En outre, l’approche "cocher les cases" est profondément opposée à l'approche privilégiée par le CSRD et les European Sustainability Reporting Standards proposés par EFRAG au niveau de l'Union Européenne, qui demande plutôt d'expliquer l'approche de l’entreprise face à ses sujets matériels. En ce sens, ce questionnaire n'aidera pas les entreprises luxembourgeoises à se positionner de manière sérieuse pour répondre aux attentes européennes. De ce fait, il est fortement déconseillé à des entreprises de s’engager dans une telle démarche vidée de substance qui ne fait que confirmer malheureusement certaines craintes et critiques au niveau d’un social and green washing.
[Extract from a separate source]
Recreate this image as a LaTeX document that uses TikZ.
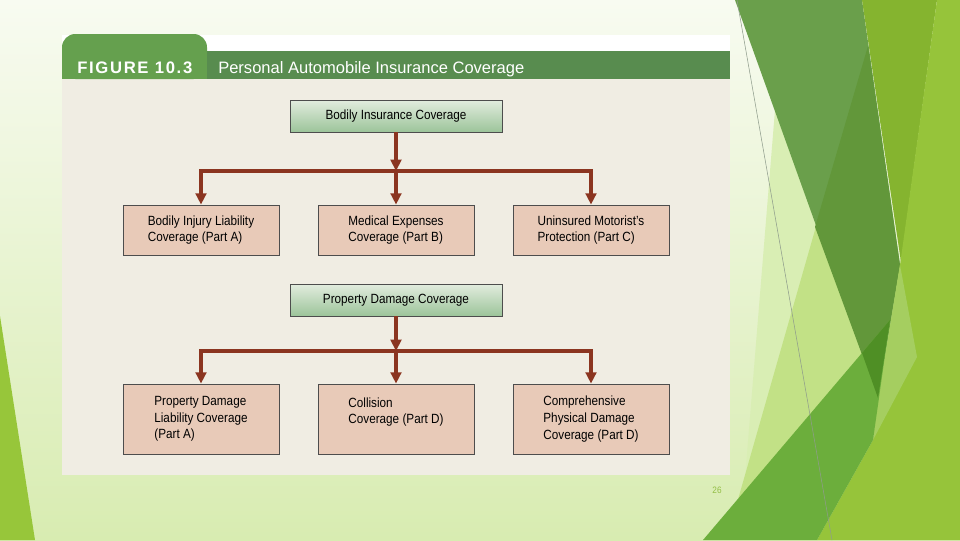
\documentclass[tikz,border=0pt]{standalone}
\usepackage{fontspec}
\setmainfont{Liberation Sans}[FakeStretch=0.88]
\newfontfamily\figfont{Liberation Sans}[LetterSpace=10]
\newfontfamily\capfont{Liberation Sans}
\usetikzlibrary{arrows.meta}
\definecolor{slidetop}{HTML}{F8FBF1}
\definecolor{slidebot}{HTML}{D8ECB1}
\definecolor{panel}{HTML}{F0EDE3}
\definecolor{barcol}{HTML}{588C4F}
\definecolor{tabcol}{HTML}{65A04E}
\definecolor{headtop}{HTML}{E2ECDE}
\definecolor{headbot}{HTML}{9CC49A}
\definecolor{partfill}{HTML}{E8CAB8}
\definecolor{boxline}{HTML}{4D4D4D}
\definecolor{flowcol}{HTML}{8B3520}
\definecolor{leafa}{HTML}{97C63A}
\definecolor{leafb}{HTML}{D9EEB4}
\definecolor{leafc}{HTML}{C2E186}
\definecolor{leafd}{HTML}{6A9F4B}
\definecolor{leafe}{HTML}{62973A}
\definecolor{leaff}{HTML}{85B42F}
\definecolor{leafg}{HTML}{96C43A}
\definecolor{leafh}{HTML}{A5CE60}
\definecolor{leafi}{HTML}{6CAE3C}
\definecolor{leafj}{HTML}{4F8F25}
\definecolor{hairline}{HTML}{8F9C8C}
\definecolor{pagecol}{HTML}{93BF45}

\begin{document}
\begin{tikzpicture}[x=0.75pt,y=-0.75pt,
    head/.style={draw=boxline, line width=0.6pt, top color=headtop, bottom color=headbot,
      minimum width=159pt, minimum height=24pt, inner sep=0pt, font=\fontsize{10}{12.5}\selectfont},
    part/.style={draw=boxline, line width=0.6pt, fill=partfill, minimum width=117pt,
      minimum height=37.5pt, inner sep=0pt, align=left, font=\fontsize{10}{12.5}\selectfont},
    tall/.style={part, minimum height=52.5pt},
    flow/.style={draw=flowcol, line width=2.5pt, line join=miter, -{Triangle[length=8.5pt,width=8pt]}}]
  \useasboundingbox (0,0) rectangle (960,540);
  % slide background
  \shade[top color=slidetop, bottom color=slidebot] (0,0) rectangle (960,540);
  \fill[leafa] (0,316) -- (35,540) -- (0,540) -- cycle;
  \begin{scope}
    \fill[leafb] (775,110) -- (855,300) -- (760,540) -- (740,540) -- cycle;
    \fill[leafc] (845,125) -- (880,400) -- (735,510) -- cycle;
    \fill[leafd] (735,0) -- (862,0) -- (900,265) -- (878,398) -- cycle;
    \fill[leafe] (868,46) -- (900,265) -- (878,398) -- (815,227) -- cycle;
    \fill[leaff] (862,0) -- (937,0) -- (901,262) -- cycle;
    \fill[leafg] (937,0) -- (960,0) -- (960,540) -- (817,540) -- (873,440) -- (900,265) -- cycle;
    \fill[leafh] (900,265) -- (917,357) -- (873,440) -- (878,398) -- cycle;
    \fill[leafi] (703,540) -- (890,320) -- (873,440) -- (817,540) -- cycle;
    \fill[leafj] (862,353) -- (890,320) -- (878,398) -- cycle;
    \draw[hairline, line width=0.4pt] (737,0) -- (832,540);
  \end{scope}
  \node[text=pagecol, font=\fontsize{7}{7}\selectfont] (pageno) at (717,490) {26};
  % figure panel
  \fill[white] (62,35) rectangle (730,79);
  \fill[panel] (62,79) rectangle (730,475);
  \fill[tabcol, rounded corners=10pt] (62,34) rectangle (207,79);
  \fill[tabcol] (62,55) rectangle (207,79);
  \fill[barcol] (207,51) rectangle (730,79);
  \node[anchor=base west, text=white, font=\figfont\bfseries\fontsize{12.5}{14}\selectfont, inner sep=0pt]
    (fig) at (77,73) {FIGURE 10.3};
  \node[anchor=base west, text=white, font=\capfont\fontsize{12.4}{14}\selectfont, inner sep=0pt]
    (title) at (218,73) {Personal Automobile Insurance Coverage};
  % bodily
  \node[head] (bic) at (396,116) {Bodily Insurance Coverage};
  \node[part] (bil) at (201,230) {Bodily Injury Liability\\Coverage (Part A)};
  \node[part] (med) at (396,230) {Medical Expenses\\Coverage (Part B)};
  \node[part] (ump) at (591,230) {Uninsured Motorist's\\Protection (Part C)};
  \coordinate (jb) at (396,171);
  \draw[flow] (jb) -| (bil);
  \draw[flow] (jb) -| (ump);
  \draw[flow] (bic) -- (jb);
  \draw[flow] (jb) -- (med);
  % property
  \node[head] (pdc) at (396,300) {Property Damage Coverage};
  \node[tall] (pdl) at (201,419) {Property Damage\\Liability Coverage\\(Part A)};
  \node[tall] (col) at (396,419) {Collision\\Coverage (Part D)\\\mbox{}};
  \node[tall] (cpd) at (591,419) {Comprehensive\\Physical Damage\\Coverage (Part D)};
  \coordinate (jp) at (396,351);
  \draw[flow] (jp) -| (pdl);
  \draw[flow] (jp) -| (cpd);
  \draw[flow] (pdc) -- (jp);
  \draw[flow] (jp) -- (col);
\end{tikzpicture}
\end{document}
Autres raisons pour le retrait de l’IDV
Des études importantes ont été réalisées dans le cadre des deux PAN auxquelles l’IDV a également contribué mais le gouvernement n’a pas donné suite à leurs recommandations principales. A cela s’ajoutent d’autres raisons pour ce retrait dont la liste n’est pas exhaustive :
refus de la part du gouvernement de dévoiler la position intégrale du Luxembourg dans les négociations au niveau de l’UE alors que ce travail fait précisément partie des actions du PAN 2 ;
refus de la part du MAEE de lier le rapport au conseil de gouvernement sur le PAN 2 avec son évaluation ;
manque de discussions de fond dans le groupe de travail. Depuis des années, les réunions traitent trop souvent de questions purement organisationnelles et procédurales malgré nos demandes d’échanger sur le contenu ;
manque de transparence au niveau du règlement européen sur les minerais de conflit : malgré nos demandes, ni le projet de loi, ni les amendements suite aux oppositions formelles du Conseil d’Etat ont été présentés au groupe de travail et aucun échange n’a eu lieu sur les enjeux.